Last updated: 29 September, 2012

Egypt PM denies Copts fled Sinai town over death threats

Prime Minister Hisham Qandil on Saturday denied that Copts had fled their homes in Egypt’s Sinai peninsula, after officials and residents said the Christians left after receiving death threats from suspected Islamists.

“The instructions given by the Egyptian authorities is to protect the Coptic brothers wherever they may be,” Qandil told reporters in remarks carried by the state-run MENA news agency.

He said there were no “forced evacuations” of Copts from the Sinai, but that one family had decided to relocate.

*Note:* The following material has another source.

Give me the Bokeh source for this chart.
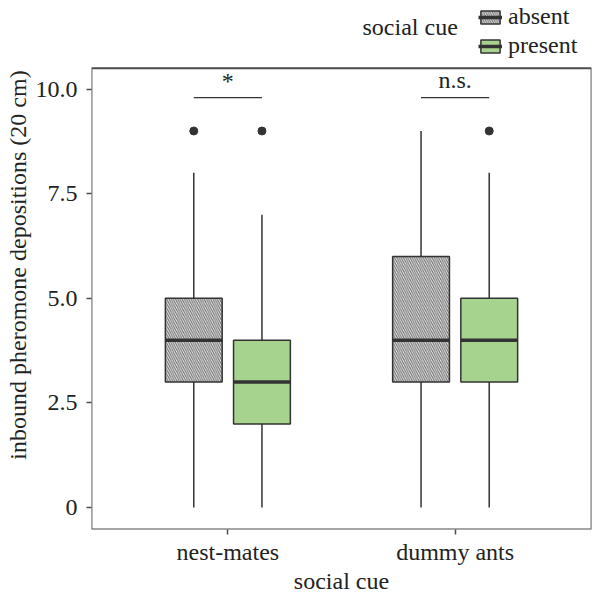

But the National Council for Human Rights set up by Islamist President Mohamed Morsi issued a statement on Saturday saying “threats” had been made against Copts in the Sinai border town of Rafah forcing families to flee.

The council said it was monitoring developments in Sinai with deep concern and urged the authorities to protect them, warning of dire consequences if their lives were at risk.

“If the state drops this responsibility, it will be a dangerous precedent in Egypt, taking the country to dark ages, instead of (strengthening) the rule of law,” the statement said.

On Friday officials and Sinai residents told AFP that several Christian families have fled their homes in the Sinai after receiving death threats from suspected Islamist militants.

Last week, flyers began circulating in the town of Rafah on the Gaza Strip border demanding that its tiny Coptic population move out, residents said.

Father Mikhail Antoine of El-Arish church told AFP “the families moved voluntarily because they feared for their lives after the threats.”

Copts have been nervous since Islamists came to power following an uprising that toppled president Hosni Mubarak last year.

They have also been fearing the backlash from an anti-Islam film apparently produced by a Copt in the United States that sparked violent protests worldwide, and that they believe will lead to further persecution at home.

Egypt’s Christians, who make up six to 10 percent of the country’s population of 82 million, have regularly complained of discrimination and marginalisation. They have also been the target of numerous sectarian attacks.